____ Exercise material

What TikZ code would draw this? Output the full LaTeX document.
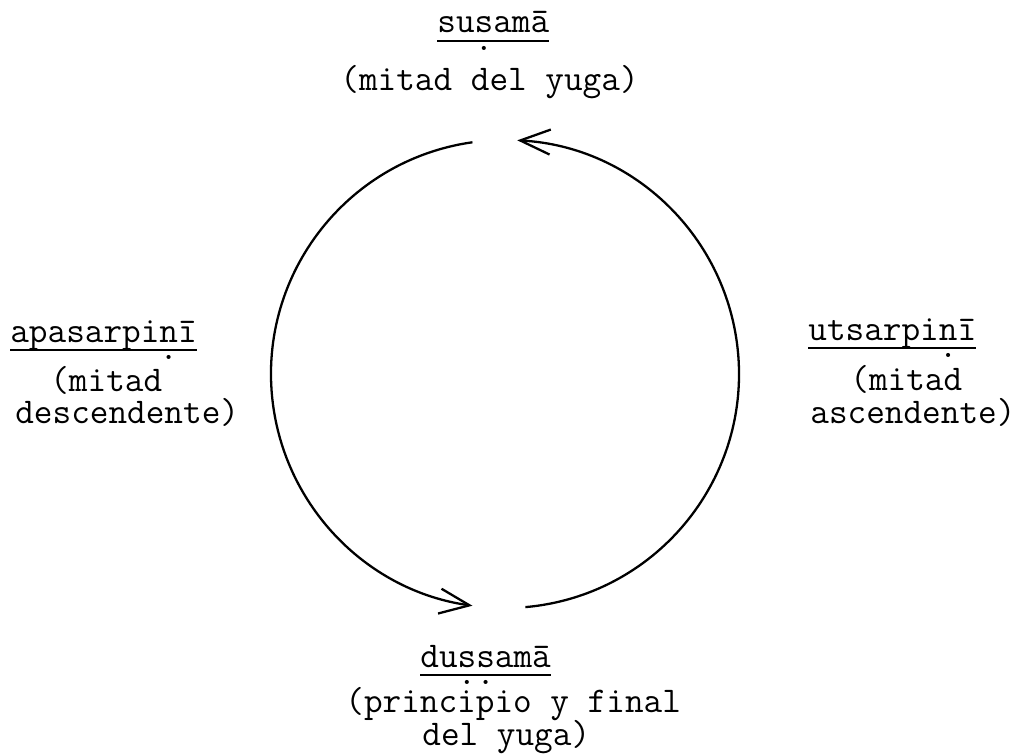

________
____ Exercise material

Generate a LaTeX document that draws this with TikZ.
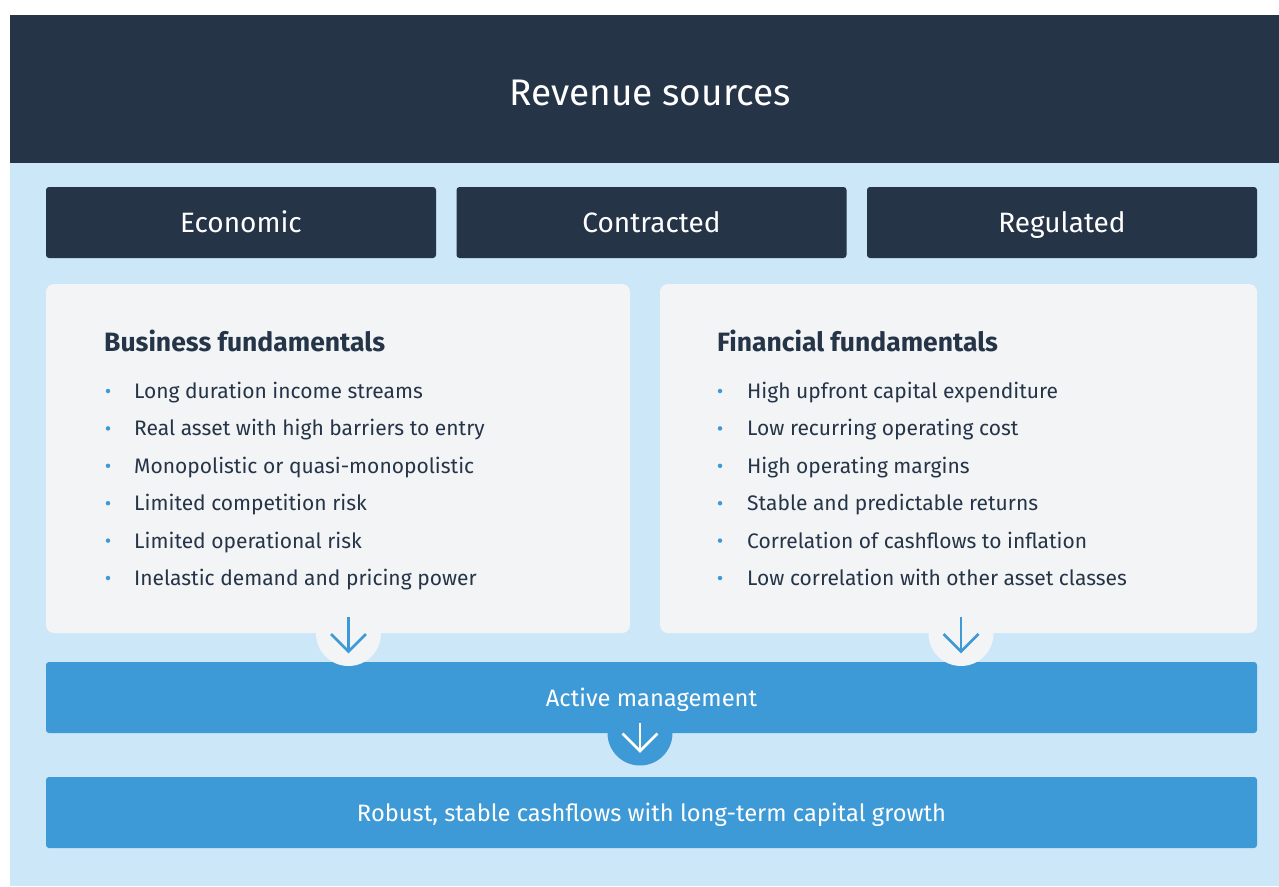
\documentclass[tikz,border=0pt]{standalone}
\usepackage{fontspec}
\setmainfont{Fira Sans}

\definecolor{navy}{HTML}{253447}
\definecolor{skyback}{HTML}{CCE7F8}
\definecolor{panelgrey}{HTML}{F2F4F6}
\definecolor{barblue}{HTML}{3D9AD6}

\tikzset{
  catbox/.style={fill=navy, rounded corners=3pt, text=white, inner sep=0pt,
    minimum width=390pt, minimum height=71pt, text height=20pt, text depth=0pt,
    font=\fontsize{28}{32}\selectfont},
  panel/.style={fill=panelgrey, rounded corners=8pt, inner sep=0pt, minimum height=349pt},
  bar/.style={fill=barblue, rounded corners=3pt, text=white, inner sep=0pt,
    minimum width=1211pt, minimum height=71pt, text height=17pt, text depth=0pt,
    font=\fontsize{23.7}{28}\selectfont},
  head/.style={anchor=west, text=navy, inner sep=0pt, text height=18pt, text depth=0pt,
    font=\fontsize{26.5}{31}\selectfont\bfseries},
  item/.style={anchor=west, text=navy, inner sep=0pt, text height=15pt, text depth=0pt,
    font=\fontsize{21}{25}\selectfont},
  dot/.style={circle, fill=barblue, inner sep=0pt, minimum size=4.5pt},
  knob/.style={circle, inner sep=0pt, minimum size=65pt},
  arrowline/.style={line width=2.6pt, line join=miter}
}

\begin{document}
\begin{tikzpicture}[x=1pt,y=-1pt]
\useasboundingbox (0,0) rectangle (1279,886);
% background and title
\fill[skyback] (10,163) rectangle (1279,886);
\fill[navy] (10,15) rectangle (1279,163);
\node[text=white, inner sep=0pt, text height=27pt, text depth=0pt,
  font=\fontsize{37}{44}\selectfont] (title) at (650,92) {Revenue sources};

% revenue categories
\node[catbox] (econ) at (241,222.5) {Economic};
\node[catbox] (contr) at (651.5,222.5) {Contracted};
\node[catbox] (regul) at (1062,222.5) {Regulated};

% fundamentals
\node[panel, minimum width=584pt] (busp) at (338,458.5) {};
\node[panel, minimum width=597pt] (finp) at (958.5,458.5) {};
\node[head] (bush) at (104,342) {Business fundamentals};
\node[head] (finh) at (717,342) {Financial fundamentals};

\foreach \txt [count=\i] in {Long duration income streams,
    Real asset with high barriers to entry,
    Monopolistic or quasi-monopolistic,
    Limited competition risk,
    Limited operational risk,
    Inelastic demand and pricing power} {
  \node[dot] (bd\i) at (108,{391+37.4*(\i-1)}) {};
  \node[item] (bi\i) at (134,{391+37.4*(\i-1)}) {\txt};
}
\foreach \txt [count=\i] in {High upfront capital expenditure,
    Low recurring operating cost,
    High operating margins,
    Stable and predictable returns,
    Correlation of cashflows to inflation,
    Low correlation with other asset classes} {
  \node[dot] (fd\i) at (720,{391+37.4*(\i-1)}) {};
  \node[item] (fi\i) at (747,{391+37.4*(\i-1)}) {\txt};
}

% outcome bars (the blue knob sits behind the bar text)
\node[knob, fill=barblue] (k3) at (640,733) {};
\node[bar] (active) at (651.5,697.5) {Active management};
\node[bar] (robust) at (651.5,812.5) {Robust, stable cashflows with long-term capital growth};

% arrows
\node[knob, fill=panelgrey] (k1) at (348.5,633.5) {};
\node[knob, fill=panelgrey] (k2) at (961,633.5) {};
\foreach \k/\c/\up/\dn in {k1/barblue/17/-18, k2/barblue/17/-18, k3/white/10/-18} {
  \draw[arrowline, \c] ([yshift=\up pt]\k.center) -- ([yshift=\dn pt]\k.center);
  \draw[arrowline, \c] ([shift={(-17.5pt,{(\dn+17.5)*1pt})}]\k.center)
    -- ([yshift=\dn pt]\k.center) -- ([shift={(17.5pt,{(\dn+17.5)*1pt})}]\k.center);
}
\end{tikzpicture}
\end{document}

________

_What the task asks_
Except for the pictures, write out exactly the lines from the line that contains "Generate a LaTeX" through the line that contains "(title) at (650,92)", including both.

_Response to this task_
Generate a LaTeX document that draws this with TikZ.
\documentclass[tikz,border=0pt]{standalone}
\usepackage{fontspec}
\setmainfont{Fira Sans}

\definecolor{navy}{HTML}{253447}
\definecolor{skyback}{HTML}{CCE7F8}
\definecolor{panelgrey}{HTML}{F2F4F6}
\definecolor{barblue}{HTML}{3D9AD6}

\tikzset{
  catbox/.style={fill=navy, rounded corners=3pt, text=white, inner sep=0pt,
    minimum width=390pt, minimum height=71pt, text height=20pt, text depth=0pt,
    font=\fontsize{28}{32}\selectfont},
  panel/.style={fill=panelgrey, rounded corners=8pt, inner sep=0pt, minimum height=349pt},
  bar/.style={fill=barblue, rounded corners=3pt, text=white, inner sep=0pt,
    minimum width=1211pt, minimum height=71pt, text height=17pt, text depth=0pt,
    font=\fontsize{23.7}{28}\selectfont},
  head/.style={anchor=west, text=navy, inner sep=0pt, text height=18pt, text depth=0pt,
    font=\fontsize{26.5}{31}\selectfont\bfseries},
  item/.style={anchor=west, text=navy, inner sep=0pt, text height=15pt, text depth=0pt,
    font=\fontsize{21}{25}\selectfont},
  dot/.style={circle, fill=barblue, inner sep=0pt, minimum size=4.5pt},
  knob/.style={circle, inner sep=0pt, minimum size=65pt},
  arrowline/.style={line width=2.6pt, line join=miter}
}

\begin{document}
\begin{tikzpicture}[x=1pt,y=-1pt]
\useasboundingbox (0,0) rectangle (1279,886);
% background and title
\fill[skyback] (10,163) rectangle (1279,886);
\fill[navy] (10,15) rectangle (1279,163);
\node[text=white, inner sep=0pt, text height=27pt, text depth=0pt,
  font=\fontsize{37}{44}\selectfont] (title) at (650,92) {Revenue sources};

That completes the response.